◆ Task objective
Using the listing below, output only the lines from the one that contains "Emit a web page" through the one that contains "var titleText = 'Exports - 2003-04';", inclusive, exactly as given and without images.

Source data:
>> Start

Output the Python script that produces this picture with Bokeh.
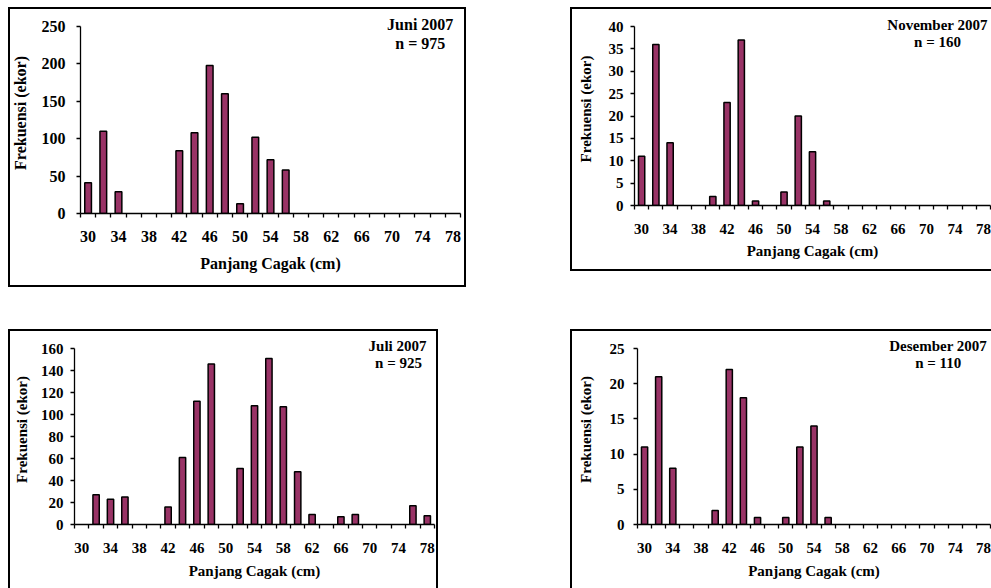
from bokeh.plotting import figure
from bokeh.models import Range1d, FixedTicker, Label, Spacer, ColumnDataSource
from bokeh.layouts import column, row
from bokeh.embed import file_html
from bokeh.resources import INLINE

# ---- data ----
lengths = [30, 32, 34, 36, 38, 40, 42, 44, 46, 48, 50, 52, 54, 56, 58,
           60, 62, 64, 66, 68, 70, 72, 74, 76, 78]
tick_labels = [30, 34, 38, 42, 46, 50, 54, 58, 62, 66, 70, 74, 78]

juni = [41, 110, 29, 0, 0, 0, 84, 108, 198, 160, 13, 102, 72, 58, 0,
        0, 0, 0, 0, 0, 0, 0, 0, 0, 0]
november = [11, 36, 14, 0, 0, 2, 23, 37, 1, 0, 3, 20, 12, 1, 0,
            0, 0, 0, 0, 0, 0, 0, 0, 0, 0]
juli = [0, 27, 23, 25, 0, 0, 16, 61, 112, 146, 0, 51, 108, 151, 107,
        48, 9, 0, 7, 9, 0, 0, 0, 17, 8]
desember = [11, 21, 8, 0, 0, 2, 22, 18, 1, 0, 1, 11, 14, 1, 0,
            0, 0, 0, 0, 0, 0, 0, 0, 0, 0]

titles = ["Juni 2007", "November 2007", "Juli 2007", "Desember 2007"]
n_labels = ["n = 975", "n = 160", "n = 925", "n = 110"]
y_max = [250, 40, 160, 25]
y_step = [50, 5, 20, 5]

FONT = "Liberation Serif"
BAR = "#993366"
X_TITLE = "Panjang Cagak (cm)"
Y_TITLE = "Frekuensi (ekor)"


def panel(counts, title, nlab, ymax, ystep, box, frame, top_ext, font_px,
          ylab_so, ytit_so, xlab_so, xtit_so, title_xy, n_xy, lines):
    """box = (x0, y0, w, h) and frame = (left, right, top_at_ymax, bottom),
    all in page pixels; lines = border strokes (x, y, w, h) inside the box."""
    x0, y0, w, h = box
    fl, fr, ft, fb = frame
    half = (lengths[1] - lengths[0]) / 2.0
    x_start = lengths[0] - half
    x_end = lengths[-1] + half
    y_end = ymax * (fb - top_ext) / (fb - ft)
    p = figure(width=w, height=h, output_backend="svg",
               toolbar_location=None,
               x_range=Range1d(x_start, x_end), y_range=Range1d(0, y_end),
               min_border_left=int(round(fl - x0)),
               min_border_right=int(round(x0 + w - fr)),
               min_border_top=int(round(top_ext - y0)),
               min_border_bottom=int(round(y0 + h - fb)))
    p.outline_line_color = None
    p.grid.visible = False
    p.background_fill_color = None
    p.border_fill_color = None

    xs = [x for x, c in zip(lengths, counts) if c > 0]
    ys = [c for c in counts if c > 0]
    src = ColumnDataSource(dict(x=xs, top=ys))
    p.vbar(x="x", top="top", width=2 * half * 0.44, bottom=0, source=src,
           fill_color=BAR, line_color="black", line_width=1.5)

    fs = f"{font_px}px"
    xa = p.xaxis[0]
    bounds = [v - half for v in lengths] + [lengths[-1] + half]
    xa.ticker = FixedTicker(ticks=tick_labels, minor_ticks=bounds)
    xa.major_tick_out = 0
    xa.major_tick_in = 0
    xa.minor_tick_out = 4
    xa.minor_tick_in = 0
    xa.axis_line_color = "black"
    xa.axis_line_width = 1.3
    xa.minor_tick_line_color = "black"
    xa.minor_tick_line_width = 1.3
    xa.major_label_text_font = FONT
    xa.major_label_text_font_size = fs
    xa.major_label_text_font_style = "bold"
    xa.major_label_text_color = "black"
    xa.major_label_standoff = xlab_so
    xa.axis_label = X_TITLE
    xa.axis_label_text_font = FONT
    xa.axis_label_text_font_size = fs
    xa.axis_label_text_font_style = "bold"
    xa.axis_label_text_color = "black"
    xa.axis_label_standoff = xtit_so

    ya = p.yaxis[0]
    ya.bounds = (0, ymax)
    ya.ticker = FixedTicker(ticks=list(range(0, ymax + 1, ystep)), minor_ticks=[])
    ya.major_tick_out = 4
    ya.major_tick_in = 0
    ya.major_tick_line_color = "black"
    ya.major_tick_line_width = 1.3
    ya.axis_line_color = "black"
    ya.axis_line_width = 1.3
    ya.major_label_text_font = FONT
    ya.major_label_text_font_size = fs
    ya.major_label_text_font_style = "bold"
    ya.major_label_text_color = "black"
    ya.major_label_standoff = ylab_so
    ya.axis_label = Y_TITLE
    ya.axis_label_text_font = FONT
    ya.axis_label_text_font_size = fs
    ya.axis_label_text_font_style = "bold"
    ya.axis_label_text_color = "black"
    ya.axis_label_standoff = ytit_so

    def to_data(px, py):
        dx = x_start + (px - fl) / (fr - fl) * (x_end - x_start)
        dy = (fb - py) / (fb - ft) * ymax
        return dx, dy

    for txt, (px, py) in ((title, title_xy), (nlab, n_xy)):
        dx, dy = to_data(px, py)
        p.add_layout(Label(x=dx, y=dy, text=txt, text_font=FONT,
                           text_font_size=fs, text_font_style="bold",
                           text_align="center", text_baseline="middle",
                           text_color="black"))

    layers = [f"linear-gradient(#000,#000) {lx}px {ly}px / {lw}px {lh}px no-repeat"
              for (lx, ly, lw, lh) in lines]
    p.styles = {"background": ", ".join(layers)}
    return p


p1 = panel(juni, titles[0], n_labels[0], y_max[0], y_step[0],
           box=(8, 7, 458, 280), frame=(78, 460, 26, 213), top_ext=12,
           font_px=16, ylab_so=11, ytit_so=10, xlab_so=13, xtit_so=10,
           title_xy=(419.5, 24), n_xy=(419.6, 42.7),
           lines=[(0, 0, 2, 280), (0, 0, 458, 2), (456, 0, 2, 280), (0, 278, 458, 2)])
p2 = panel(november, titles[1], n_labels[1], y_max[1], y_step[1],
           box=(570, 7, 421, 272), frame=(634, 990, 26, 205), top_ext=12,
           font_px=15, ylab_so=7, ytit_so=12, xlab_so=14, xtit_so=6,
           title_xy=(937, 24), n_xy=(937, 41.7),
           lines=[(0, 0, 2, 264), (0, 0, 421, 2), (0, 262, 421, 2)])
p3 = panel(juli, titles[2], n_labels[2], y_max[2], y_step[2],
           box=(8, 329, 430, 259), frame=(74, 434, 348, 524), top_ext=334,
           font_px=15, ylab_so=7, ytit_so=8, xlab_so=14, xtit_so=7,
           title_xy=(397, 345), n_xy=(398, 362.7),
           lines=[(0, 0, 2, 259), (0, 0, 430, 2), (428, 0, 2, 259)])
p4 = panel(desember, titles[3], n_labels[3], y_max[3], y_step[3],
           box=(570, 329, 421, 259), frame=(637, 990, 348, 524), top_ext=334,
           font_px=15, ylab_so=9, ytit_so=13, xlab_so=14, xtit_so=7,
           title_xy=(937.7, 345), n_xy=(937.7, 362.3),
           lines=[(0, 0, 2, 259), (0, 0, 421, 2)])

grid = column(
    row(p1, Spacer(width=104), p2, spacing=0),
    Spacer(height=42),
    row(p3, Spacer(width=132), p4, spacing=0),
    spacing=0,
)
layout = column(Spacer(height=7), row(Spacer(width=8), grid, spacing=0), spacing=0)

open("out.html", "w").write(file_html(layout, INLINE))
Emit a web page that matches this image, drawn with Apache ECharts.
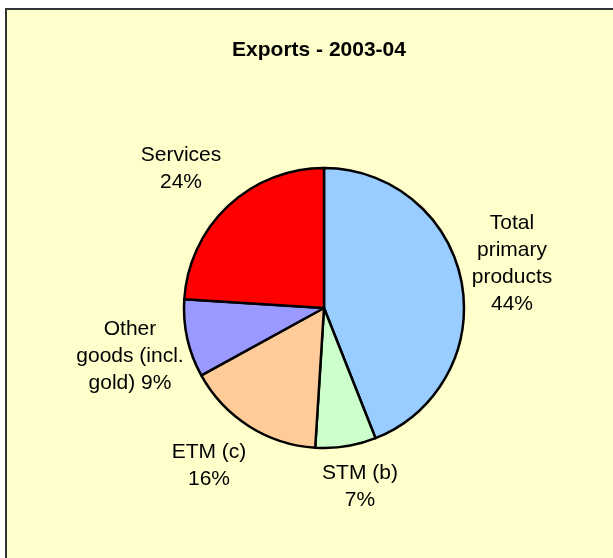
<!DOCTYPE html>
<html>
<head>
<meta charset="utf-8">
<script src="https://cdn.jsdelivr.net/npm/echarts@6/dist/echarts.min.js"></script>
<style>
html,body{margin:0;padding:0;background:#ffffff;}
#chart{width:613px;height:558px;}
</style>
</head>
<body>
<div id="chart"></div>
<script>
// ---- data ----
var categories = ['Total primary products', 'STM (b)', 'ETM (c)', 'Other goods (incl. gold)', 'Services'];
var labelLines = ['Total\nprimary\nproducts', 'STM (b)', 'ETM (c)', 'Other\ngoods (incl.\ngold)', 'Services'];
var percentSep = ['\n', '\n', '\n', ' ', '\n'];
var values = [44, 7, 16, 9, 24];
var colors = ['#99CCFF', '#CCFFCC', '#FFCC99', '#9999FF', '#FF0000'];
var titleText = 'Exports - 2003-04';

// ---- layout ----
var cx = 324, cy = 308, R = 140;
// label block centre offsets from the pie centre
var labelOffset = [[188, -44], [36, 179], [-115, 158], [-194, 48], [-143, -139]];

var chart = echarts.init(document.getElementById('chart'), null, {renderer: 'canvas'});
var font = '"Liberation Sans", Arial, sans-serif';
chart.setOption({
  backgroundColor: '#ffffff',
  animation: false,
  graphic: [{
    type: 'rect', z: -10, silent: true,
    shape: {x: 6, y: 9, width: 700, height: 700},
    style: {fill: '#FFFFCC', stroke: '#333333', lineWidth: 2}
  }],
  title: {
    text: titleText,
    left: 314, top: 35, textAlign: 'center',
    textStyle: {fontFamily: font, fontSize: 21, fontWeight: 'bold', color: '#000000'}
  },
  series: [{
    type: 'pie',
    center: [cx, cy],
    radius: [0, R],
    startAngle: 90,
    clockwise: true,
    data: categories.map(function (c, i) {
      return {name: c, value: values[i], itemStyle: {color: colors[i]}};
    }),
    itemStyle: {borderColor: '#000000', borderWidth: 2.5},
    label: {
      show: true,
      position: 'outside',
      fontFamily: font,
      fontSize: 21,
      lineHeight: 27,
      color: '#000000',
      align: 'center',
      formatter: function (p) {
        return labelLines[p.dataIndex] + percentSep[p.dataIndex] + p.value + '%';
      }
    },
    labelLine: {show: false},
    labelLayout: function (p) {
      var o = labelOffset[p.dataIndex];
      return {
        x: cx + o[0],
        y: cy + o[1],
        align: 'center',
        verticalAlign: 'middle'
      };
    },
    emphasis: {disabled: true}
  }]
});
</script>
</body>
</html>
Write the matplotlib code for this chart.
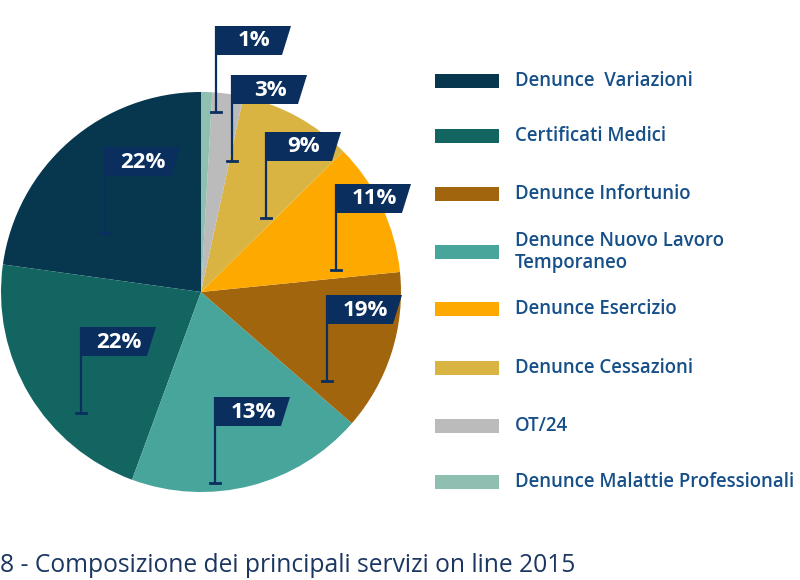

>> End

◆ Answer below
Emit a web page that matches this image, drawn with Apache ECharts.
<!DOCTYPE html>
<html>
<head>
<meta charset="utf-8">
<script src="https://cdn.jsdelivr.net/npm/echarts@6/dist/echarts.min.js"></script>
<style>
html,body{margin:0;padding:0;background:#ffffff;}
#chart{width:613px;height:558px;}
</style>
</head>
<body>
<div id="chart"></div>
<script>
// ---- data ----
var categories = ['Total primary products', 'STM (b)', 'ETM (c)', 'Other goods (incl. gold)', 'Services'];
var labelLines = ['Total\nprimary\nproducts', 'STM (b)', 'ETM (c)', 'Other\ngoods (incl.\ngold)', 'Services'];
var percentSep = ['\n', '\n', '\n', ' ', '\n'];
var values = [44, 7, 16, 9, 24];
var colors = ['#99CCFF', '#CCFFCC', '#FFCC99', '#9999FF', '#FF0000'];
var titleText = 'Exports - 2003-04';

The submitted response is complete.